St. Olaf researchers aim to prove the reliability of this technique to analyze evidence.
Their project is part of the college’s Collaborative Undergraduate Research and Inquiry (CURI) program, which provides opportunities for St. Olaf students from all academic disciplines to gain an in-depth understanding of a particular subject by working closely with a St. Olaf faculty member in a research framework.
“This has been a really rewarding experience for me, to enter a project knowing very little about it, watch it come to fruition, and build upon people’s previous research,” Kelly says.
To identify a piece of material using the isotope ratio mass spectrometer, all investigators need is a piece of evidence the size of a crystal of salt.

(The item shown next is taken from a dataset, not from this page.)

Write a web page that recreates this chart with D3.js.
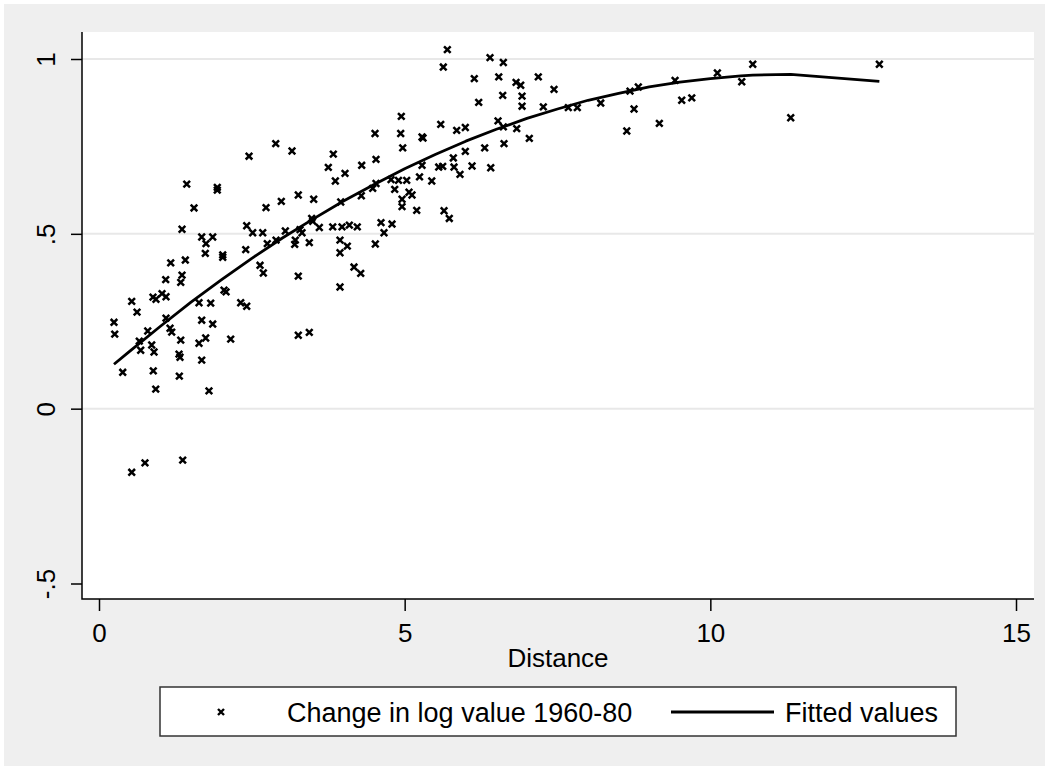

This summer the forensic team at St. Olaf is working to determine if the isotopes in electrical wires change after IED detonation. If not, they are one step closer to providing a course of action to connecting evidence to perpetrators.
“I’m looking to become a forensic scientist,” says Sierakowski, “and I would love if the research I was doing here was able to come more to life in the actual field.”
Beussman points out that in classroom labs, students are often working on lab assignments that have a nearly guaranteed outcome.
“But that’s not really the way science in the real world works,” Beussman says. “Being able to troubleshoot is a really important skill that is difficult to teach within academic labs. This summer research is really good post-St. Olaf training because this is what students will be doing once they leave here: solving problems, working on things, and not just doing things that work 95 percent of the time. You have to be somewhat comfortable with failure. It’s a mindset.”
After all of these trials and years of research, Beussman and his team of researchers are hoping to publish their findings by the end of the summer — and are hopeful that their work will give more weight to the single slivers of evidence found at crime scenes.
“I really like helping people and I can picture it being a really rewarding job,” Sierakowski says, “to speak to people who can’t speak anymore, and tell their stories, and give their families and friends closure.”